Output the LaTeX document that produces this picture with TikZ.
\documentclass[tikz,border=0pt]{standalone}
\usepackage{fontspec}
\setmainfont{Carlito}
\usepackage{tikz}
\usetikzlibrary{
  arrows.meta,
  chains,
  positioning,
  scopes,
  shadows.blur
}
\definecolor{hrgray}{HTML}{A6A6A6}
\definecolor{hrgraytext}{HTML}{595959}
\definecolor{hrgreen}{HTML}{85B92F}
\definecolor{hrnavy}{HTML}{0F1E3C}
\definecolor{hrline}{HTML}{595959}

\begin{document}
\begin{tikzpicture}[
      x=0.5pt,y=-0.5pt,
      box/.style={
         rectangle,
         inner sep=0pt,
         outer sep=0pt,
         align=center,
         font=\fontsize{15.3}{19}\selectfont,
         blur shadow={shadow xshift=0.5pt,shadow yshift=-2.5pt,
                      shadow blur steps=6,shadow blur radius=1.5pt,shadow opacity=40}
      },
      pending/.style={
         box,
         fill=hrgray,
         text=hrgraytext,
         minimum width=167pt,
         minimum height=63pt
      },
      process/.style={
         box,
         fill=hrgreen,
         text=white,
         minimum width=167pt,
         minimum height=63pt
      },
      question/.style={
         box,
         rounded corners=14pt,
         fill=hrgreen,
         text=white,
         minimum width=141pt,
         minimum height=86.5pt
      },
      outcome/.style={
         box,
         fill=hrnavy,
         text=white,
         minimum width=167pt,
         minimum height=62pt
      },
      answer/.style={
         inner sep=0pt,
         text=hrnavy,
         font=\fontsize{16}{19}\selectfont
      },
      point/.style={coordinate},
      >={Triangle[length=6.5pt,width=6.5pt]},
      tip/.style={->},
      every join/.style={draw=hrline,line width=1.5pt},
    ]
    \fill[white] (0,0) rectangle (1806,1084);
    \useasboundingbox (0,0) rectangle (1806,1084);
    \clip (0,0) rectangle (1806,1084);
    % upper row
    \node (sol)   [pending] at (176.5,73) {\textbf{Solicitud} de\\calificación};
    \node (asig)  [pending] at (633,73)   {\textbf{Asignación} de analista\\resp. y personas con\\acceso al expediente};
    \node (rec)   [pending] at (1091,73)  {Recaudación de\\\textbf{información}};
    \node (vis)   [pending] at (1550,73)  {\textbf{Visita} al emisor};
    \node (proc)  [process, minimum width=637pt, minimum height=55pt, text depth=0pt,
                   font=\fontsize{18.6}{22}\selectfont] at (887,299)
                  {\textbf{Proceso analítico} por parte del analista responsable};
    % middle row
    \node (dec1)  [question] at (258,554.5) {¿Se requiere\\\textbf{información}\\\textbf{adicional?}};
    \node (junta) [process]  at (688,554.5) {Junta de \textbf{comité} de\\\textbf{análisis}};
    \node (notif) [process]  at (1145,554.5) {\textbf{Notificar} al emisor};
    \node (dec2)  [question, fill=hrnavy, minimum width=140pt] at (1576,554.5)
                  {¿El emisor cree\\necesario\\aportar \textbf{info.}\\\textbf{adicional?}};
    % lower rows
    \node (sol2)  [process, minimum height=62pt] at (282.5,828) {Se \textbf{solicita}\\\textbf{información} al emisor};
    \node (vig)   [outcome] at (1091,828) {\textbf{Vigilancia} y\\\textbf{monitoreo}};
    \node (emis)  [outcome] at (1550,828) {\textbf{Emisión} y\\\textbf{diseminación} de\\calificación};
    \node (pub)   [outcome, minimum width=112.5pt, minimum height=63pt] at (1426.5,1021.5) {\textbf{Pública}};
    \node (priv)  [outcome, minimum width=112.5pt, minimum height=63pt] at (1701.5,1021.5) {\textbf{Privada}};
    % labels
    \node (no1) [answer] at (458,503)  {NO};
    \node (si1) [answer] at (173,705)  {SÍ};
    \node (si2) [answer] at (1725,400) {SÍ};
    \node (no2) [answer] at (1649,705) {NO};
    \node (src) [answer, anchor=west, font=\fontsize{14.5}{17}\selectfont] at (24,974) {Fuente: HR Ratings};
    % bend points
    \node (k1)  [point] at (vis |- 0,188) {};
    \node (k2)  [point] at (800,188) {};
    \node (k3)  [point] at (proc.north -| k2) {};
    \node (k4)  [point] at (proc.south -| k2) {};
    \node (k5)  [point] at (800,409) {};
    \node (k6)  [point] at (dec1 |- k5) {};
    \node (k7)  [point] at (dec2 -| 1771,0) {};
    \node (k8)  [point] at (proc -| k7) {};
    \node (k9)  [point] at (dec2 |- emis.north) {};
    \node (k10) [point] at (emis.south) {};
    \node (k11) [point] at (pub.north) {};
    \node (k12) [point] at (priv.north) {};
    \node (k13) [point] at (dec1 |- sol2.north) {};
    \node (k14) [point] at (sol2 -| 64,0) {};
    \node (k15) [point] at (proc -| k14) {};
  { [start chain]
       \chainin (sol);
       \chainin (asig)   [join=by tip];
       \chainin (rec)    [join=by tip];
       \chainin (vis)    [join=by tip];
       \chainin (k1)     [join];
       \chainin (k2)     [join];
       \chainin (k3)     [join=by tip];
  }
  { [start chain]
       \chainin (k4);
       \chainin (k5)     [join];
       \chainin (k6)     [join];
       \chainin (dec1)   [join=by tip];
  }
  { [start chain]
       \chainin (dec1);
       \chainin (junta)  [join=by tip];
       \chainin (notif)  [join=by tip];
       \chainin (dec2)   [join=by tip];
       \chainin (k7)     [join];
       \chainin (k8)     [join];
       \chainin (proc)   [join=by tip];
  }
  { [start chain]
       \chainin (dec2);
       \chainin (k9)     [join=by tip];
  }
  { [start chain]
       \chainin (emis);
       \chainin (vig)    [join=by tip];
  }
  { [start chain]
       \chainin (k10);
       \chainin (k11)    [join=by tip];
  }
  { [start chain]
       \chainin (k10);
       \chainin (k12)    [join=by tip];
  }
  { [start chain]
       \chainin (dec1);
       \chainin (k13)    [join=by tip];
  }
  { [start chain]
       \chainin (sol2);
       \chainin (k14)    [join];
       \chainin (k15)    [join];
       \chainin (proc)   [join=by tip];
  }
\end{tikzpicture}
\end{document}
---
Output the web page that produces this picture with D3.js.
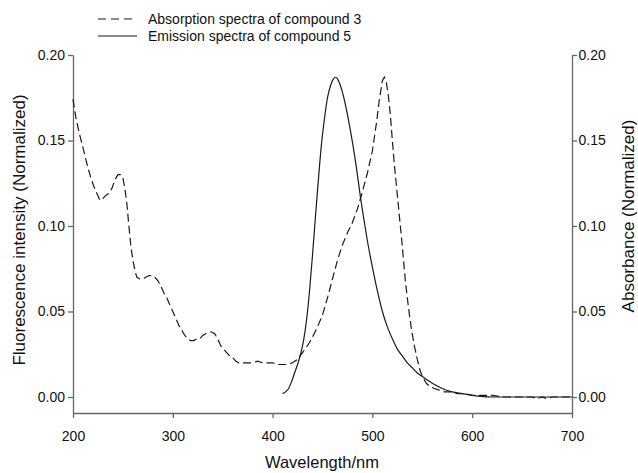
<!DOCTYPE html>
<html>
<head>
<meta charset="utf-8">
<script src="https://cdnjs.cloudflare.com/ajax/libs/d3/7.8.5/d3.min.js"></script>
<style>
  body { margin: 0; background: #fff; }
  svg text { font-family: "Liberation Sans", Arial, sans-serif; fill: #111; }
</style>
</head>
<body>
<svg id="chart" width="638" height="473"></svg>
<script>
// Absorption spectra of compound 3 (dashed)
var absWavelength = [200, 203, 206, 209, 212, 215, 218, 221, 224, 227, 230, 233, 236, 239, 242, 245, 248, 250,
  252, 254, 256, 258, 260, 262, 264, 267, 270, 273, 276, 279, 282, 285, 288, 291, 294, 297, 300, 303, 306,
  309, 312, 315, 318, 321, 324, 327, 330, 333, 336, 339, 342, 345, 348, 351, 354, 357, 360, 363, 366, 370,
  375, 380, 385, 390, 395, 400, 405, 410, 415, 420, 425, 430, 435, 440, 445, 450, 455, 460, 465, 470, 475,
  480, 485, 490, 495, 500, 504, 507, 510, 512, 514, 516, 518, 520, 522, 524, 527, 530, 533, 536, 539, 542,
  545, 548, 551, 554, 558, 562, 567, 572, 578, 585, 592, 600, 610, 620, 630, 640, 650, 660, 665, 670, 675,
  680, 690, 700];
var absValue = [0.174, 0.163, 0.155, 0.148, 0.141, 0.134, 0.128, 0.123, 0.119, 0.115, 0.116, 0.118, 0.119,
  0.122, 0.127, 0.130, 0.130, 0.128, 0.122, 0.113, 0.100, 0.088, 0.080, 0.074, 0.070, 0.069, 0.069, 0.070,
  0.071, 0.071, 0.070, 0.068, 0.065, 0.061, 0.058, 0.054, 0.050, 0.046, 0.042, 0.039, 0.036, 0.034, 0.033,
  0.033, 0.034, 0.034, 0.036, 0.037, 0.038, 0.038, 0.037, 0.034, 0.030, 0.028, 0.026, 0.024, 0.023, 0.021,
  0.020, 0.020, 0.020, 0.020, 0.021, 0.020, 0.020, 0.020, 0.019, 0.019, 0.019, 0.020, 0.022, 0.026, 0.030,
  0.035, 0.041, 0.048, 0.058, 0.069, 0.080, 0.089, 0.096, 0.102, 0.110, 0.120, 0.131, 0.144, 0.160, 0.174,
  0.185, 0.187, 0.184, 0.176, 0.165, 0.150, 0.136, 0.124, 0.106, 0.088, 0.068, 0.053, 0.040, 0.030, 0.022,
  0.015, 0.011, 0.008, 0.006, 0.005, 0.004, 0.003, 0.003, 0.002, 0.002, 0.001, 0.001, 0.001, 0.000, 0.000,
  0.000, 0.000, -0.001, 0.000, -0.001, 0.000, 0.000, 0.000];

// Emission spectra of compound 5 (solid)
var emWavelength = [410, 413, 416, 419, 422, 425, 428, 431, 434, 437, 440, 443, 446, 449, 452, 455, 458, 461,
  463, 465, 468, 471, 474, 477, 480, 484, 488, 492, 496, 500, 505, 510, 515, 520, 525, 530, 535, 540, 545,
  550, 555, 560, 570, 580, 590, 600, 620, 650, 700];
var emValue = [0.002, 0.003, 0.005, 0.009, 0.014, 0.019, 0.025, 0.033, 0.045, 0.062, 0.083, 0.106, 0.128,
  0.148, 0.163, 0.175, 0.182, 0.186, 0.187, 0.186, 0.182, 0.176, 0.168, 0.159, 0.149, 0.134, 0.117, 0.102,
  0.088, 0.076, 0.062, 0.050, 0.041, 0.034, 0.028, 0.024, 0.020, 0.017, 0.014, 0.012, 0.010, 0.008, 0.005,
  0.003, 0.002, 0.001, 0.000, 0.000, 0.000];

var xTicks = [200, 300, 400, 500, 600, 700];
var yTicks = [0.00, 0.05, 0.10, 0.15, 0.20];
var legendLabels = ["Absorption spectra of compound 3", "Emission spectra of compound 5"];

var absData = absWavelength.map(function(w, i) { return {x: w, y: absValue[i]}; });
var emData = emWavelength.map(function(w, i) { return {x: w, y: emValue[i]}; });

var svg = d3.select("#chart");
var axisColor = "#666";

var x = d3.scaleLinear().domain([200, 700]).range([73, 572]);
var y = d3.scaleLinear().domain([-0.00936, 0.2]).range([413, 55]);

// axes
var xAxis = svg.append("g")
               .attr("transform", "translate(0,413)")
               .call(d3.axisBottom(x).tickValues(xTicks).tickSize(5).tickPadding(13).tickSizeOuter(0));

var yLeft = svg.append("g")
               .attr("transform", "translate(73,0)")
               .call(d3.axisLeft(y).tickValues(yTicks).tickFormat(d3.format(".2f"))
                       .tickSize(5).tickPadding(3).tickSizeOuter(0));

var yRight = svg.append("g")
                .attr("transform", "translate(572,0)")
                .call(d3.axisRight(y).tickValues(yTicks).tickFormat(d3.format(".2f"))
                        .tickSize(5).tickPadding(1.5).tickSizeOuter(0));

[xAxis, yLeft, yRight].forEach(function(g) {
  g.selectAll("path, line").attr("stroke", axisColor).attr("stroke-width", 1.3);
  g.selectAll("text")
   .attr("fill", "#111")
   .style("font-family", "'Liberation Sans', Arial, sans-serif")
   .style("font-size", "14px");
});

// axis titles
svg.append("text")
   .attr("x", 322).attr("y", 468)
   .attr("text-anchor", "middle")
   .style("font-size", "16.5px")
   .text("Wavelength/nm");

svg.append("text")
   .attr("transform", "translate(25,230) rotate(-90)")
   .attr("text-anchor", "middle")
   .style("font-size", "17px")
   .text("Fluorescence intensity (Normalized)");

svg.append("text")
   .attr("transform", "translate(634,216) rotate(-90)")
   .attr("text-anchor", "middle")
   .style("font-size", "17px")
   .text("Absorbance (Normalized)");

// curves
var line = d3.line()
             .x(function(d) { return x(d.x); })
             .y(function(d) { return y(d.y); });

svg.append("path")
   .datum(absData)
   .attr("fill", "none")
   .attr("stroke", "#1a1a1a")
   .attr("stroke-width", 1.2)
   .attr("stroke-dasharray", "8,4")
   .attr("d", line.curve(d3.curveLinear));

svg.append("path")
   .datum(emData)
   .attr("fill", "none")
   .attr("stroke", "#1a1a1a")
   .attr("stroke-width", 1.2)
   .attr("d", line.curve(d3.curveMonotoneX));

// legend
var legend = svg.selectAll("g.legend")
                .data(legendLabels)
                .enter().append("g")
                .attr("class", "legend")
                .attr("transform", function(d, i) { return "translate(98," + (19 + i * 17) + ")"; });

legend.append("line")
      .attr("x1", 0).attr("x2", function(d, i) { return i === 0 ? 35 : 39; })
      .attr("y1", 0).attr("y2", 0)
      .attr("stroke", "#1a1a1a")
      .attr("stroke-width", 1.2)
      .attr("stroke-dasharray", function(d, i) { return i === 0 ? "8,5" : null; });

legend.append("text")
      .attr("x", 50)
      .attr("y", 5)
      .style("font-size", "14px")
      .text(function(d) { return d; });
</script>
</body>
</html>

■ WRITTEN PROBLEM: Report only the number of lines in the data above that contain "this".

■ TASK RESPONSE: 2